There used to be a member here with whom I sometimes traded playful barbs. That person would say something awful about my tie. Knowing it was in jest, I’d reply with something equally caustic. It was in fun and we both enjoyed it, but over time things escalated – it wasn’t just about ties and hair styles. We both found things more and more outrageous to say, and then others started joining in. Finally, I came to my senses, and I told the person that I quit. I’d not play that game any more for the sake of our testimonies, and I haven’t.
Proverbs 15:21 says, “Folly is joy to him that is destitute of wisdom…” Proverbs 10:23 adds – “It is as sport to a fool to do mischief: but a man of understanding hath wisdom.” I’m not declaring myself to be particularly wise to quit our little game. But I came to see that there was some degree of folly in it, and I chose to quit.
Like lying in Revelation 21, simple jesting is put into a really bad light in Ephesians. Turn to Ephesians 5:1 – “Be ye therefore followers of God, as dear children; And walk in love, as Christ also hath loved us, and hath given himself for us an offering and a sacrifice to God for a sweetsmelling savour. But fornication, and all uncleanness, or covetousness, let it not be once named among you, as becometh saints; Neither filthiness, nor foolish talking, nor jesting, which are not convenient: but rather giving of thanks.”

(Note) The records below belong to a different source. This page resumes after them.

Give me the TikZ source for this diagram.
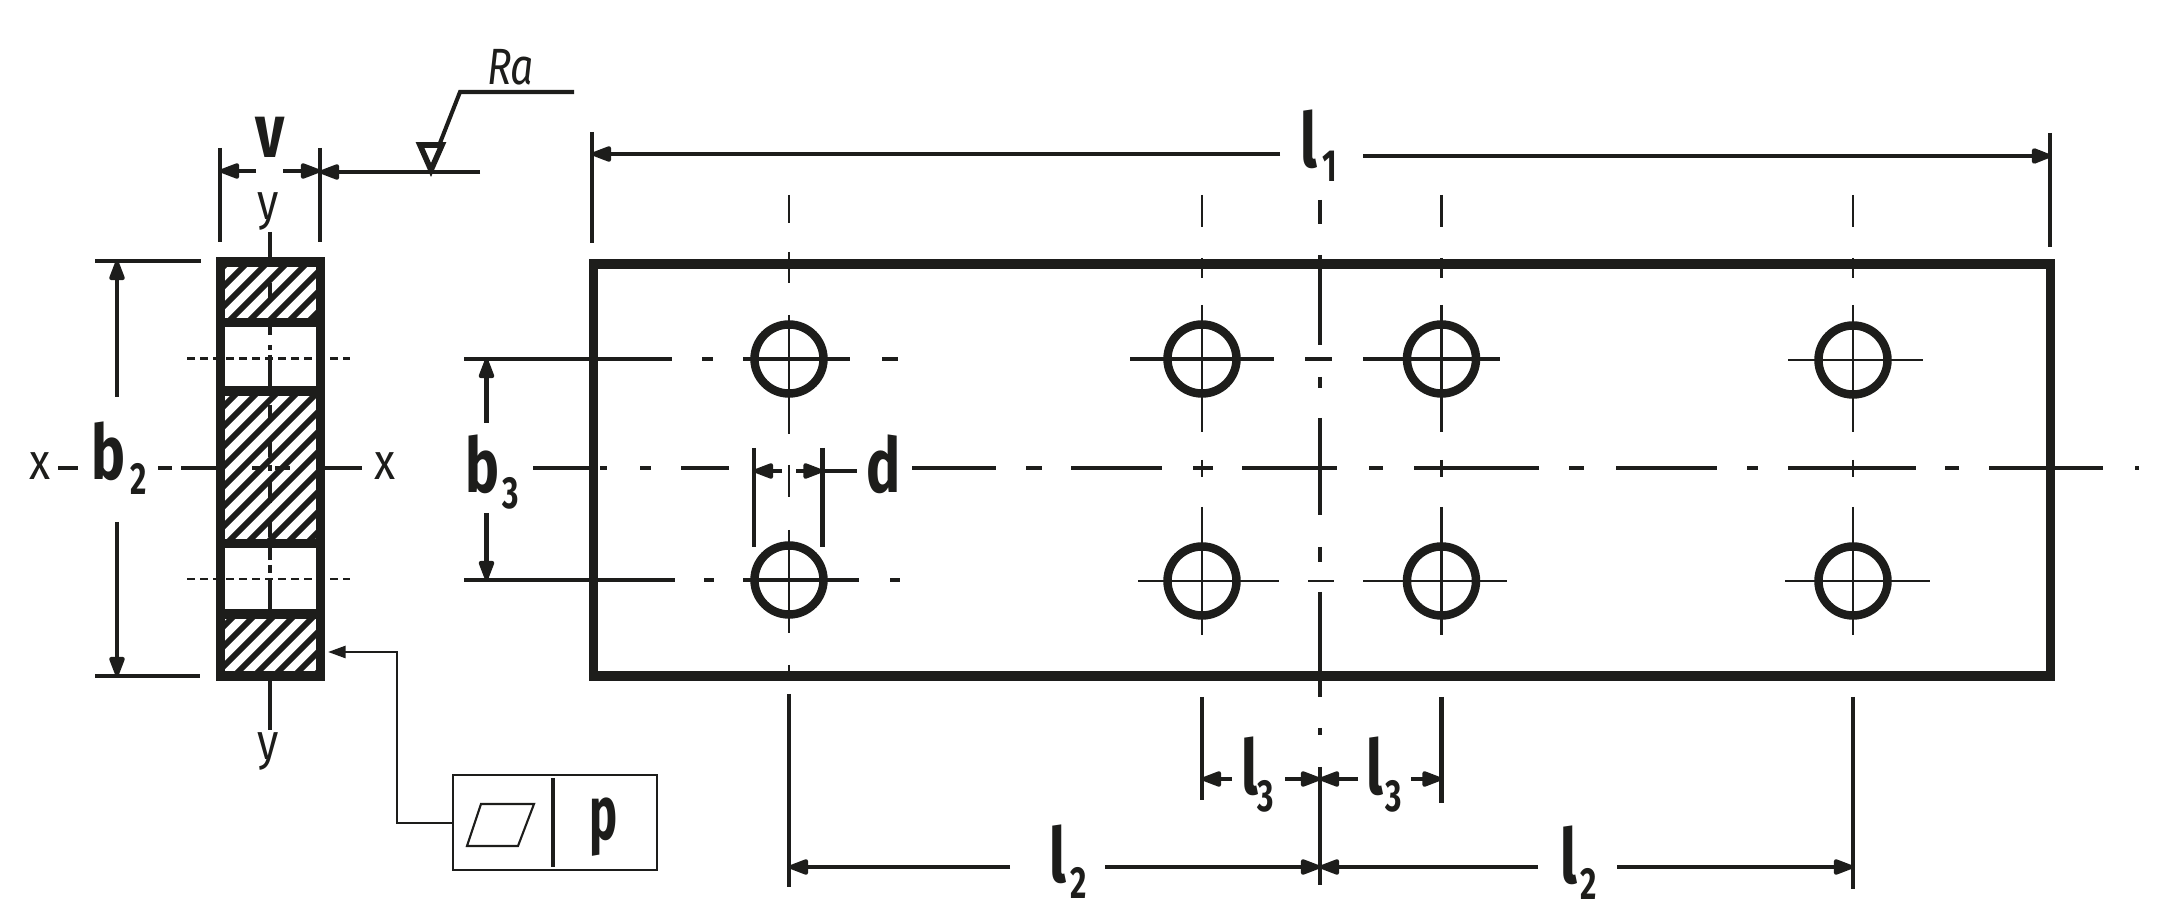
\documentclass[tikz,border=0pt]{standalone}
\usepackage{fontspec}
\usepackage{graphicx}
\setmainfont{Fira Sans}
\usetikzlibrary{arrows.meta}
\definecolor{ink}{HTML}{1D1D1B}
\newcommand{\cnd}[2]{\scalebox{#1}[1]{#2}}
\newcommand{\bigf}{\fontsize{21.6}{24}\selectfont\bfseries}
\newcommand{\medf}{\fontsize{21.6}{24}\selectfont}
\newcommand{\subf}{\fontsize{12.8}{14}\selectfont\bfseries}
\newcommand{\smlf}{\fontsize{14.5}{16}\selectfont}
\tikzset{
  x=0.01cm,y=-0.01cm,
  lab/.style={anchor=base west,inner sep=0,outer sep=0,text=ink},
  thinl/.style={draw=ink,line width=0.75pt},
  medl/.style={draw=ink,line width=1.15pt},
  thickl/.style={draw=ink,line width=2.6pt,line join=miter},
  tip/.style={-{Stealth[length=6.6pt,width=4.6pt,inset=0pt,round]}},
  hatchl/.style={draw=ink,line width=1.7pt},
  hole/.style={circle,draw=ink,line width=2.4pt,minimum size=0.69cm,inner sep=0,outer sep=0},
  dotl/.style={draw=ink,line width=0.7pt,dash pattern=on 2.2pt off 1.5pt}
}
\begin{document}
\begin{tikzpicture}
\useasboundingbox (0,0) rectangle (2162,922);
% ---- section hatching
\begin{scope}
  \clip (220,262) rectangle (321,322) (220,390) rectangle (321,543) (220,614) rectangle (321,676);
  \foreach \c in {470,490,...,1010}{
    \draw[hatchl] ({\c-240},240) -- ({\c-700},700);
  }
\end{scope}
% ---- section outline
\draw[thickl] (220.5,262) rectangle (320.5,676);
\draw[thickl] (220,322.5) -- (321,322.5) (220,391) -- (321,391) (220,543.5) -- (321,543.5) (220,614) -- (321,614);
% section axes
\draw[medl] (270,232) -- (270,262) (270,679) -- (270,730);
\draw[medl] (270,283) -- (270,300) (270,327) -- (270,335) (270,345) -- (270,350) (270,355) -- (270,387)
  (270,405) -- (270,420) (270,440) -- (270,457) (270,465) -- (270,471) (270,480) -- (270,503) (270,520) -- (270,537)
  (270,548) -- (270,560) (270,565) -- (270,573) (270,578) -- (270,609);
\draw[dotl] (187,358.5) -- (350,358.5) (187,579) -- (350,579);
\draw[medl] (58,468) -- (78,468) (158,468) -- (172,468) (181,468) -- (216,468) (325,468) -- (362,468);
\draw[medl] (252,468) -- (262,468) (275,468) -- (290,468);
% section dimensions
\draw[medl] (220,148) -- (220,242) (320,148) -- (320,242);
\draw[medl,tip] (256,171) -- (220,171);
\draw[medl,tip] (283,171) -- (320,171);
\draw[medl,tip] (480,172) -- (320,172);
\draw[medl] (95,261) -- (201,261) (95,676) -- (200,676);
\draw[medl,tip] (117,397) -- (117,261);
\draw[medl,tip] (117,522) -- (117,676);
% surface symbol
\draw[line width=1.6pt,draw=ink,line join=miter] (420,145) -- (442,145) -- (431,170) -- cycle;
\draw[medl] (440,143) -- (460,92) -- (574,92);
% labels of the section
\node[lab] (ra) at (487,85) {\smlf\itshape\cnd{.8}{Ra}};
\node[lab] (v) at (255,158) {\bigf\cnd{.75}{v}};
\node[lab] (ytop) at (258,220) {\smlf\cnd{.85}{y}};
\node[lab] (ybot) at (258,760) {\smlf\cnd{.85}{y}};
\node[lab] (xl) at (30,480) {\smlf\cnd{.85}{x}};
\node[lab] (xr) at (374,480) {\smlf\cnd{.85}{x}};
\node[lab] (b2) at (91,480) {\bigf\cnd{.75}{b}};
\node[lab] (b2s) at (130,495) {\subf\cnd{.7}{2}};
% callout
\node[draw=ink,line width=0.75pt,minimum width=2.04cm,minimum height=0.95cm,inner sep=0,outer sep=0,anchor=north west] (box) at (453,775) {};
\draw[line width=1pt,draw=ink] (553,778) -- (553,867);
\draw[line width=0.6pt,draw=ink,line join=miter] (467,846) -- (518,846) -- (534,804) -- (481,804) -- cycle;
\node[lab] (p) at (589,840) {\bigf\cnd{.62}{p}};
\coordinate (ctip) at (328,652);
\draw[thinl,-{Stealth[length=5pt,width=3.4pt,inset=0pt]}] (box.west |- 0,823) -- (397,823) -- (397,652) -- (ctip);
% ---- plate
\draw[thickl] (593.5,264) rectangle (2050.5,676);
% holes
\foreach \n/\x/\ya/\yb in {a/789/359/580,b/1202/359/581,c/1441.5/359/581,d/1853/360/581}{
  \node[hole] (\n t) at (\x,\ya) {};
  \node[hole] (\n b) at (\x,\yb) {};
}
% hole verticals
\foreach \x in {1202,1441.5,1853}{
  \draw[thinl] (\x,195) -- (\x,227) (\x,258) -- (\x,278) (\x,305) -- (\x,432) (\x,460) -- (\x,477) (\x,507) -- (\x,635);
}
\draw[thinl] (789,195) -- (789,223) (789,252) -- (789,283) (789,315) -- (789,434) (789,465) -- (789,497) (789,530) -- (789,633) (789,665) -- (789,672);
% horizontal centre lines, upper row
\draw[medl] (464,359) -- (672,359) (702,359) -- (713,359) (743,359) -- (850,359) (882,359) -- (898,359);
\draw[medl] (1130,359) -- (1274,359) (1305,359) -- (1332,359) (1363,359) -- (1500,359);
\draw[thinl] (1788,360) -- (1923,360);
% horizontal centre lines, lower row
\draw[medl] (464,580) -- (675,580) (704,580) -- (714,580) (743,580) -- (859,580) (890,580) -- (900,580);
\draw[thinl] (1138,581) -- (1279,581) (1308,581) -- (1334,581) (1363,581) -- (1507,581) (1785,581) -- (1930,581);
% main horizontal axis
\draw[medl] (533,468) -- (596,468) (600,468) -- (607,468) (640,468) -- (651,468) (681,468) -- (729,468)
  (912,468) -- (996,468) (1026,468) -- (1042,468) (1071,468) -- (1162,468) (1193,468) -- (1213,468)
  (1242,468) -- (1337,468) (1369,468) -- (1383,468) (1414,468) -- (1539,468) (1569,468) -- (1584,468)
  (1616,468) -- (1717,468) (1747,468) -- (1758,468) (1788,468) -- (1916,468) (1945,468) -- (1959,468)
  (1989,468) -- (2103,468) (2135,468) -- (2139,468);
% main vertical axis
\draw[medl] (1320,200) -- (1320,224) (1320,255) -- (1320,345) (1320,377) -- (1320,388) (1320,418) -- (1320,515)
  (1320,547) -- (1320,562) (1320,592) -- (1320,697) (1320,728) -- (1320,735) (1320,767) -- (1320,885);
% l1
\draw[medl] (592,132) -- (592,243) (2050,133) -- (2050,247);
\draw[medl,tip] (1280,154) -- (592,154);
\draw[line width=1.4pt,draw=ink,tip] (1363,156) -- (2050,156);
\node[lab] (l1) at (1300,168) {\bigf\cnd{.75}{l}};
\node[lab] (l1s) at (1322,182) {\subf\cnd{.7}{1}};
% b3
\draw[medl,tip] (486.5,423) -- (486.5,359);
\draw[medl,tip] (486.5,513) -- (486.5,580);
\node[lab] (b3) at (465,493) {\bigf\cnd{.75}{b}};
\node[lab] (b3s) at (502,509) {\subf\cnd{.7}{3}};
% d
\draw[medl] (754,448) -- (754,547) (822.5,448) -- (822.5,547);
\draw[medl,tip] (782,471) -- (754,471);
\draw[medl,tip] (796,471) -- (822.5,471);
\draw[medl] (822.5,471) -- (857,471);
\node[lab] (dl) at (866,493) {\bigf\cnd{.75}{d}};
% lower extension lines
\draw[medl] (789,694) -- (789,887) (1853,697) -- (1853,889) (1202,697) -- (1202,800) (1441.5,697) -- (1441.5,803);
% l3
\draw[medl,tip] (1232,779) -- (1202,779);
\draw[medl,tip] (1285,779) -- (1320,779);
\draw[medl,tip] (1358,779) -- (1320,779);
\draw[medl,tip] (1411,779) -- (1441.5,779);
\node[lab] (l3a) at (1241,795) {\bigf\cnd{.75}{l}};
\node[lab] (l3as) at (1257,812) {\subf\cnd{.7}{3}};
\node[lab] (l3b) at (1366,795) {\bigf\cnd{.75}{l}};
\node[lab] (l3bs) at (1385,812) {\subf\cnd{.7}{3}};
% l2
\draw[medl,tip] (1010,867) -- (789,867);
\draw[medl,tip] (1105,867) -- (1320,867);
\draw[medl,tip] (1538,867) -- (1320,867);
\draw[medl,tip] (1617,867) -- (1853,867);
\node[lab] (l2a) at (1049,883) {\bigf\cnd{.75}{l}};
\node[lab] (l2as) at (1070,899) {\subf\cnd{.7}{2}};
\node[lab] (l2b) at (1560,884) {\bigf\cnd{.75}{l}};
\node[lab] (l2bs) at (1580,900) {\subf\cnd{.7}{2}};
\end{tikzpicture}
\end{document}
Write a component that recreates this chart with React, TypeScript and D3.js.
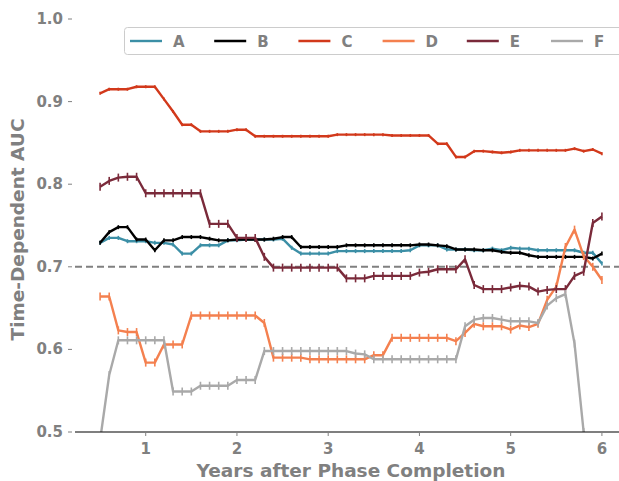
import React from "react";
import * as d3 from "d3";

// years after completion, 0.5 .. 6.0 in steps of 0.1
const years = [
  0.5, 0.6, 0.7, 0.8, 0.9, 1.0, 1.1, 1.2, 1.3, 1.4, 1.5, 1.6, 1.7, 1.8, 1.9,
  2.0, 2.1, 2.2, 2.3, 2.4, 2.5, 2.6, 2.7, 2.8, 2.9, 3.0, 3.1, 3.2, 3.3, 3.4,
  3.5, 3.6, 3.7, 3.8, 3.9, 4.0, 4.1, 4.2, 4.3, 4.4, 4.5, 4.6, 4.7, 4.8, 4.9,
  5.0, 5.1, 5.2, 5.3, 5.4, 5.5, 5.6, 5.7, 5.8, 5.9, 6.0,
];

const seriesA = [
  0.729, 0.735, 0.735, 0.731, 0.731, 0.731, 0.729, 0.729, 0.727, 0.716, 0.716,
  0.726, 0.726, 0.726, 0.732, 0.732, 0.733, 0.733, 0.733, 0.733, 0.734, 0.723,
  0.716, 0.716, 0.716, 0.716, 0.719, 0.719, 0.719, 0.719, 0.719, 0.719, 0.719,
  0.719, 0.72, 0.726, 0.726, 0.726, 0.721, 0.721, 0.721, 0.72, 0.72, 0.722,
  0.72, 0.723, 0.722, 0.722, 0.72, 0.72, 0.72, 0.72, 0.72, 0.717, 0.717, 0.704,
];

const seriesB = [
  0.729, 0.742, 0.748, 0.748, 0.733, 0.733, 0.72, 0.732, 0.732, 0.736, 0.736,
  0.736, 0.734, 0.732, 0.732, 0.733, 0.733, 0.733, 0.733, 0.734, 0.736, 0.736,
  0.724, 0.724, 0.724, 0.724, 0.724, 0.726, 0.726, 0.726, 0.726, 0.726, 0.726,
  0.726, 0.726, 0.727, 0.727, 0.726, 0.725, 0.721, 0.721, 0.721, 0.72, 0.72,
  0.718, 0.717, 0.717, 0.714, 0.712, 0.712, 0.712, 0.712, 0.712, 0.712, 0.71,
  0.716,
];

const seriesC = [
  0.91, 0.915, 0.915, 0.915, 0.918, 0.918, 0.918, 0.903, 0.888, 0.872, 0.872,
  0.864, 0.864, 0.864, 0.864, 0.866, 0.866, 0.858, 0.858, 0.858, 0.858, 0.858,
  0.858, 0.858, 0.858, 0.858, 0.86, 0.86, 0.86, 0.86, 0.86, 0.86, 0.859, 0.859,
  0.859, 0.859, 0.859, 0.849, 0.849, 0.833, 0.833, 0.84, 0.84, 0.839, 0.838,
  0.839, 0.841, 0.841, 0.841, 0.841, 0.841, 0.841, 0.843, 0.84, 0.842, 0.837,
];

const seriesD = [
  0.664, 0.664, 0.623, 0.621, 0.621, 0.584, 0.584, 0.606, 0.606, 0.606, 0.641,
  0.641, 0.641, 0.641, 0.641, 0.641, 0.641, 0.641, 0.632, 0.59, 0.59, 0.59,
  0.59, 0.588, 0.588, 0.588, 0.588, 0.588, 0.588, 0.588, 0.593, 0.593, 0.614,
  0.614, 0.614, 0.614, 0.614, 0.614, 0.614, 0.61, 0.62, 0.631, 0.628, 0.628,
  0.628, 0.624, 0.629, 0.627, 0.631, 0.66, 0.676, 0.724, 0.745, 0.713, 0.7,
  0.684,
];

const seriesE = [
  0.797, 0.804, 0.808, 0.809, 0.809, 0.789, 0.789, 0.789, 0.789, 0.789, 0.789,
  0.789, 0.752, 0.752, 0.752, 0.735, 0.735, 0.735, 0.712, 0.699, 0.699, 0.699,
  0.699, 0.699, 0.699, 0.699, 0.699, 0.686, 0.686, 0.686, 0.689, 0.689, 0.689,
  0.689, 0.689, 0.693, 0.694, 0.697, 0.697, 0.697, 0.709, 0.678, 0.673, 0.673,
  0.673, 0.675, 0.677, 0.676, 0.67, 0.672, 0.673, 0.673, 0.689, 0.694, 0.753,
  0.761,
];

const seriesF = [
  0.49, 0.569, 0.611, 0.611, 0.611, 0.611, 0.611, 0.611, 0.549, 0.549, 0.549,
  0.556, 0.556, 0.556, 0.556, 0.563, 0.563, 0.563, 0.598, 0.598, 0.598, 0.598,
  0.598, 0.598, 0.598, 0.598, 0.598, 0.598, 0.595, 0.594, 0.588, 0.588, 0.588,
  0.588, 0.588, 0.588, 0.588, 0.588, 0.588, 0.588, 0.628, 0.636, 0.638, 0.638,
  0.636, 0.634, 0.634, 0.634, 0.632, 0.653, 0.662, 0.667, 0.607, 0.5, 0.45,
  0.42,
];

const seriesNames = ["A", "B", "C", "D", "E", "F"];
const seriesColors = ["#3c8fa6", "#000000", "#d2391b", "#f4804f", "#7a2a3a", "#a9a9a9"];
const seriesValues = [seriesA, seriesB, seriesC, seriesD, seriesE, seriesF];
const markerSizes = [4, 4, 3, 8, 8, 8];

const yTicks = [0.5, 0.6, 0.7, 0.8, 0.9, 1.0];
const xTicks = [1, 2, 3, 4, 5, 6];

const W = 619;
const H = 481;
const left = 75;
const top = 19;
const bottom = 432;

export default function App() {
  const x = d3.scaleLinear().domain([0.225, 6.275]).range([left, 627]);
  const y = d3.scaleLinear().domain([0.5, 1.0]).range([bottom, top]);
  const line = d3
    .line<number>()
    .x((_, i) => x(years[i]))
    .y((d) => y(d));

  const font = "DejaVu Sans, sans-serif";
  const grey = "#808080";

  return (
    <svg
      width={W}
      height={H}
      style={{ position: "absolute", left: 0, top: 0, background: "#fff" }}
      fontFamily={font}
    >
      <defs>
        <clipPath id="plot">
          <rect x={left} y={0} width={W - left} height={bottom - 0} />
        </clipPath>
      </defs>

      {/* reference line at 0.7 */}
      <line
        x1={left}
        x2={W}
        y1={y(0.7)}
        y2={y(0.7)}
        stroke={grey}
        strokeWidth={2}
        strokeDasharray="7,4"
      />

      <g clipPath="url(#plot)">
        {seriesValues.map((vals, si) => (
          <g key={seriesNames[si]}>
            <path
              d={line(vals) || ""}
              fill="none"
              stroke={seriesColors[si]}
              strokeWidth={2.4}
              strokeLinejoin="round"
            />
            {vals.map((v, i) => (
              <line
                key={i}
                x1={x(years[i])}
                x2={x(years[i])}
                y1={y(v) - markerSizes[si] / 2}
                y2={y(v) + markerSizes[si] / 2}
                stroke={seriesColors[si]}
                strokeWidth={1.6}
              />
            ))}
          </g>
        ))}
      </g>

      {/* bottom axis */}
      <line x1={left} x2={W} y1={bottom} y2={bottom} stroke="#000" strokeWidth={1.2} />
      {xTicks.map((t) => (
        <g key={t}>
          <line x1={x(t)} x2={x(t)} y1={bottom} y2={bottom + 4} stroke={grey} strokeWidth={1} />
          <text
            x={x(t)}
            y={bottom + 22}
            textAnchor="middle"
            fontSize={15}
            fontWeight="bold"
            fill={grey}
          >
            {t}
          </text>
        </g>
      ))}

      {/* left ticks */}
      {yTicks.map((t) => (
        <g key={t}>
          <line x1={left - 7} x2={left - 3} y1={y(t)} y2={y(t)} stroke={grey} strokeWidth={1} />
          <text
            x={left - 12}
            y={y(t) + 5}
            textAnchor="end"
            fontSize={15}
            fontWeight="bold"
            fill={grey}
          >
            {t.toFixed(1)}
          </text>
        </g>
      ))}

      <text
        x={351}
        y={477}
        textAnchor="middle"
        fontSize={18.5}
        fontWeight="bold"
        fill={grey}
      >
        Years after Phase Completion
      </text>
      <text
        transform={`translate(24, ${(top + bottom) / 2 + 4}) rotate(-90)`}
        textAnchor="middle"
        fontSize={18.5}
        fontWeight="bold"
        fill={grey}
      >
        Time-Dependent AUC
      </text>

      {/* legend */}
      <rect x={124.5} y={27.5} width={510} height={27} rx={3} fill="#fff" stroke="#cccccc" strokeWidth={1} />
      {seriesNames.map((n, i) => {
        const lx = 130 + i * 84.2;
        return (
          <g key={n}>
            <line x1={lx} x2={lx + 32} y1={41} y2={41} stroke={seriesColors[i]} strokeWidth={2.4} />
            <text x={lx + 43} y={46.5} fontSize={15} fontWeight="bold" fill={grey}>
              {n}
            </text>
          </g>
        );
      })}
    </svg>
  );
}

I don’t believe that the Lord necessarily condemns laughter and joy – even on an earthly level. But when our earthly humor and joy become worldly and sinful, it is time to repent and find another path. As Paul says, we are much better off spending our time in thanksgiving than in giving people the business. “Neither filthiness, nor foolish talking, nor jesting, which are not convenient: but rather giving of thanks.”